People say that the first presidential act of a candidate for the White House is choosing a vice president, the person whose main function is taking the reins of the government if the president becomes incapacitated or dies. At the same time, that act provides a window into the candidate’s way of thinking and strategy, both for campaigning and governing.
For example, by choosing ex-Governor Tim Kaine as her running mate, Hillary Clinton, the presumptive Democratic nominee, selected someone who could help her add Virginia to the list of the states that she’s likely to win in November.
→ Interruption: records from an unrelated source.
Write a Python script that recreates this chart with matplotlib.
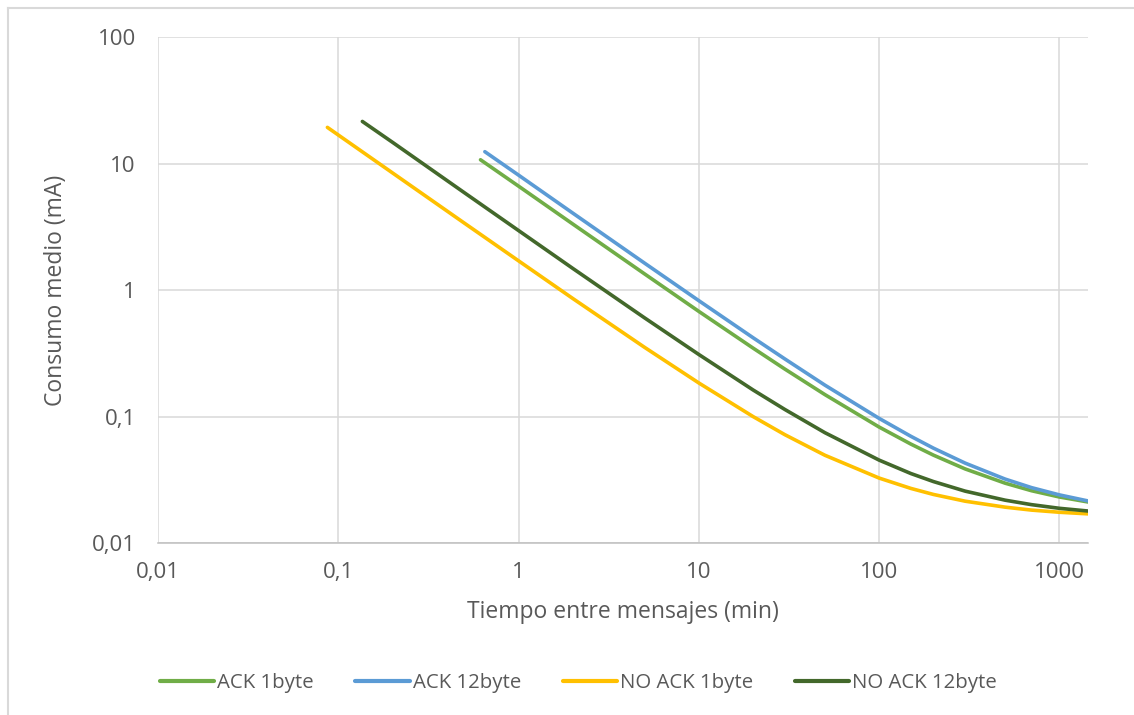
import matplotlib.pyplot as plt
from matplotlib.lines import Line2D

# valores (tiempo en min, consumo en mA)
x_ack1 = [0.615, 1, 2, 5, 10, 20, 30, 50, 100, 150, 200, 300, 500, 700, 1000, 1440]
y_ack1 = [10.7, 6.62, 3.32, 1.34, 0.677, 0.347, 0.237, 0.149, 0.0825, 0.0605,
          0.0495, 0.0385, 0.0297, 0.0259, 0.0231, 0.0211]

x_ack12 = [0.65, 1, 2, 5, 10, 20, 30, 50, 100, 150, 200, 300, 500, 700, 1000, 1440]
y_ack12 = [12.4, 8.09, 4.05, 1.63, 0.823, 0.419, 0.285, 0.177, 0.0966, 0.0697,
           0.0562, 0.0428, 0.0320, 0.0274, 0.0240, 0.0215]

x_noack1 = [0.087, 0.1, 0.2, 0.5, 1, 2, 5, 10, 20, 30, 50, 100, 150, 200, 300,
            500, 700, 1000, 1440]
y_noack1 = [19.3, 16.8, 8.42, 3.38, 1.70, 0.856, 0.352, 0.184, 0.0998, 0.0718,
            0.0494, 0.0326, 0.0270, 0.0242, 0.0214, 0.0192, 0.0182, 0.0175, 0.0170]

x_noack12 = [0.136, 0.2, 0.5, 1, 2, 5, 10, 20, 30, 50, 100, 150, 200, 300,
             500, 700, 1000, 1440]
y_noack12 = [21.5, 14.7, 5.88, 2.95, 1.48, 0.602, 0.309, 0.162, 0.1136, 0.0745,
             0.0452, 0.0354, 0.0306, 0.0257, 0.0218, 0.0201, 0.0188, 0.0179]

x_ticks = [0.01, 0.1, 1, 10, 100, 1000]
x_labels = ['0,01', '0,1', '1', '10', '100', '1000']
y_ticks = [0.01, 0.1, 1, 10, 100]
y_labels = ['0,01', '0,1', '1', '10', '100']

series = [
    ('ACK 1byte', x_ack1, y_ack1, '#70ad47'),
    ('ACK 12byte', x_ack12, y_ack12, '#5b9bd5'),
    ('NO ACK 1byte', x_noack1, y_noack1, '#ffc000'),
    ('NO ACK 12byte', x_noack12, y_noack12, '#43682b'),
]

plt.rcParams['font.family'] = ['Open Sans', 'DejaVu Sans']
txt = '#595959'
grid = '#d9d9d9'

fig = plt.figure(figsize=(11.34, 7.15), dpi=100)
ax = fig.add_axes([158 / 1134, 1 - 543 / 715, 930 / 1134, 506 / 715])

for name, xs, ys, col in series:
    ax.plot(xs, ys, color=col, lw=2.6, solid_capstyle='round', label=name)

ax.set_xscale('log')
ax.set_yscale('log')
ax.set_xlim(0.01, 1440)
ax.set_ylim(0.01, 100)
ax.set_xticks(x_ticks)
ax.set_xticklabels(x_labels)
ax.set_yticks(y_ticks)
ax.set_yticklabels(y_labels)
ax.minorticks_off()
ax.tick_params(length=0, labelsize=16, colors=txt)
ax.tick_params(axis='x', pad=14)
ax.tick_params(axis='y', pad=16)
ax.grid(True, color=grid, lw=1.1)
ax.set_axisbelow(True)
for s in ['top', 'right', 'left']:
    ax.spines[s].set_visible(False)
ax.spines['bottom'].set_color('#bfbfbf')
ax.spines['bottom'].set_linewidth(1.1)

ax.set_xlabel('Tiempo entre mensajes (min)', fontsize=16.5, color=txt, labelpad=12)
ax.set_ylabel('Consumo medio (mA)', fontsize=16.5, color=txt, labelpad=17)

handles = [Line2D([], [], color=c, lw=3, solid_capstyle='round') for _, _, _, c in series]
fig.legend(handles, [s[0] for s in series], loc='center', bbox_to_anchor=(0.51, 1 - 683 / 715),
           ncol=4, frameon=False, fontsize=14.7, handlelength=2.65, handletextpad=0.15,
           columnspacing=2.05, labelcolor=txt)

# marco exterior (solo arriba e izquierda visibles)
fig.add_artist(Line2D([8 / 1134, 8 / 1134], [0, 1 - 8 / 715], color=grid, lw=1.5))
fig.add_artist(Line2D([8 / 1134, 1133 / 1134], [1 - 8 / 715, 1 - 8 / 715], color=grid, lw=1.5))

fig.savefig('out.png', dpi=100)
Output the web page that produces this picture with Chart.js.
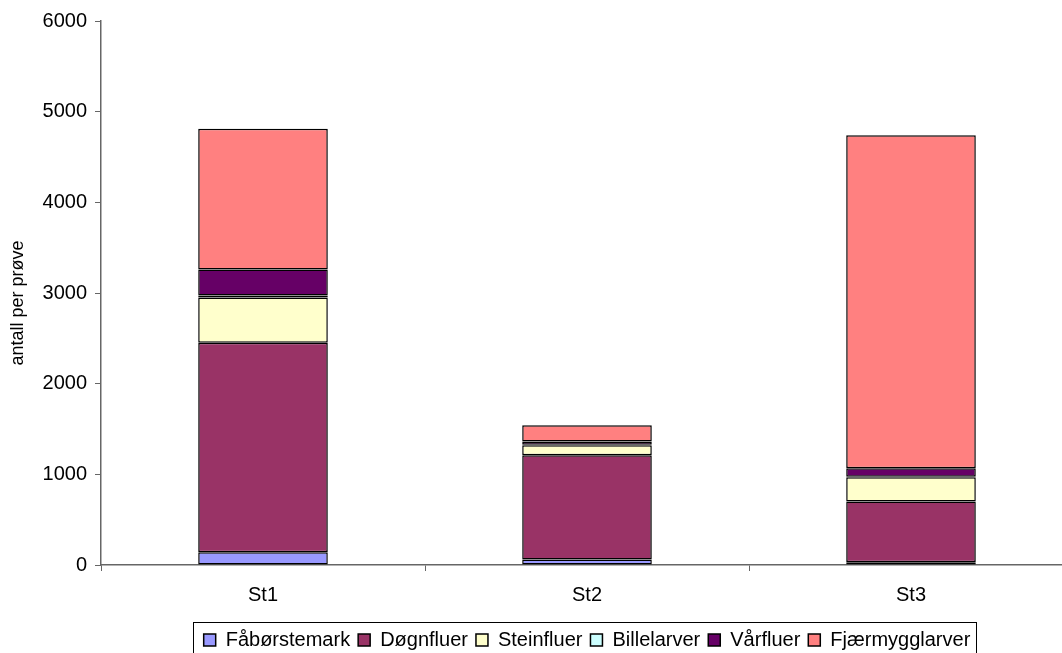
<!DOCTYPE html>
<html>
<head>
<meta charset="utf-8">
<script src="https://cdn.jsdelivr.net/npm/chart.js@4"></script>
<style>
  html, body { margin: 0; padding: 0; background: #fff; overflow: hidden; }
  #wrap { width: 1080px; height: 660px; }
</style>
</head>
<body>
<div id="wrap"><canvas id="chart" width="1080" height="660"></canvas></div>
<script>
const stations = ["St1", "St2", "St3"];
const faborstemark = [140, 60, 30];
const dognfluer = [2310, 1150, 670];
const steinfluer = [500, 110, 268];
const billelarver = [22, 5, 5];
const varfluer = [287, 38, 95];
const fjaermygglarver = [1552, 178, 3672];

Chart.defaults.font.family = "'Liberation Sans', Arial, sans-serif";
Chart.defaults.color = "#000";

function series(label, data, color) {
  return {
    label: label,
    data: data,
    backgroundColor: color,
    borderColor: "#000",
    borderWidth: 1.5,
    borderSkipped: false,
    categoryPercentage: 1,
    barPercentage: 0.4,
  };
}

// frame around the legend, like the original
const legendFrame = {
  id: "legendFrame",
  afterDraw(chart) {
    const lg = chart.legend;
    const boxes = lg.legendHitBoxes;
    if (!boxes || !boxes.length) return;
    const first = boxes[0];
    const last = boxes[boxes.length - 1];
    const ctx = chart.ctx;
    ctx.save();
    ctx.strokeStyle = "#000";
    ctx.lineWidth = 1;
    const left = Math.round(first.left - 11) + 0.5;
    const right = Math.round(last.left + last.width + 6) + 0.5;
    const top = Math.round(lg.top) + 0.5;
    ctx.strokeRect(left, top, right - left, 60);
    ctx.restore();
  },
};

new Chart(document.getElementById("chart").getContext("2d"), {
  type: "bar",
  data: {
    labels: stations,
    datasets: [
      series("Fåbørstemark", faborstemark, "#9999FF"),
      series("Døgnfluer", dognfluer, "#993366"),
      series("Steinfluer", steinfluer, "#FFFFCC"),
      series("Billelarver", billelarver, "#CCFFFF"),
      series("Vårfluer", varfluer, "#660066"),
      series("Fjærmygglarver", fjaermygglarver, "#FF8080"),
    ],
  },
  options: {
    responsive: false,
    animation: false,
    layout: { padding: { left: 0, top: 21, right: 7, bottom: 0 } },
    scales: {
      x: {
        stacked: true,
        offset: true,
        grid: { offset: true, drawOnChartArea: false, tickLength: 6, color: "#666" },
        border: { color: "#666", width: 1.5 },
        ticks: { font: { size: 20 }, padding: 12 },
        afterFit(scale) { scale.height = 57; },
      },
      y: {
        stacked: true,
        min: 0,
        max: 6000,
        grid: { drawOnChartArea: false, tickLength: 6, color: "#666" },
        border: { color: "#666", width: 1.5 },
        ticks: {
          stepSize: 1000,
          font: { size: 20 },
          padding: 8,
          callback: (v) => String(v),
        },
        title: {
          display: true,
          text: "antall per prøve    ",
          font: { size: 18 },
          padding: { top: 7, bottom: 0 },
        },
        afterFit(scale) { scale.width = 101; },
      },
    },
    plugins: {
      legend: {
        position: "bottom",
        fullSize: false,
        labels: { boxWidth: 12, boxHeight: 12, padding: 8, font: { size: 20 } },
      },
      tooltip: { enabled: false },
    },
  },
  plugins: [legendFrame],
});
</script>
</body>
</html>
It also demonstrates that she’s interested in having by her side a senator with national security and defense experience to respond to accusations of weakness from the GOP—and someone who speaks Spanish fluently to connect with Latinos.
Senator Bernie Sanders’ followers are extremely disappointed, as are Democrats who wanted a vice presidential candidate from an ethnic minority. Kaine is a white man, friendly to Wall Street and free trade agreements. He’s also a moderate who could attract a segment of the white vote that Republican candidate Donald Trump is trying to win.
The Democrats’ hope is to emerge from the convention with a united front between progressives and the candidate, just like the Republicans intended for the choice of Governor Mike Pence to help attract conservatives to Trump’s corner.
Both Kaine and Pence are experienced politicians with their own clout. The question is how they will be used, in addition to the decorative and formal aspects, like for attending relatively important funerals. We’ll have to wait and see how much their bosses will listen to them at the White House.
In the meanwhile, their role now is to relentlessly attack their rivals, so that the top of the ticket can act presidentially and make proposals in a positive manner. That is the expectation, at least during a normal election season—which is not exactly the case in this surprise-filled political cycle.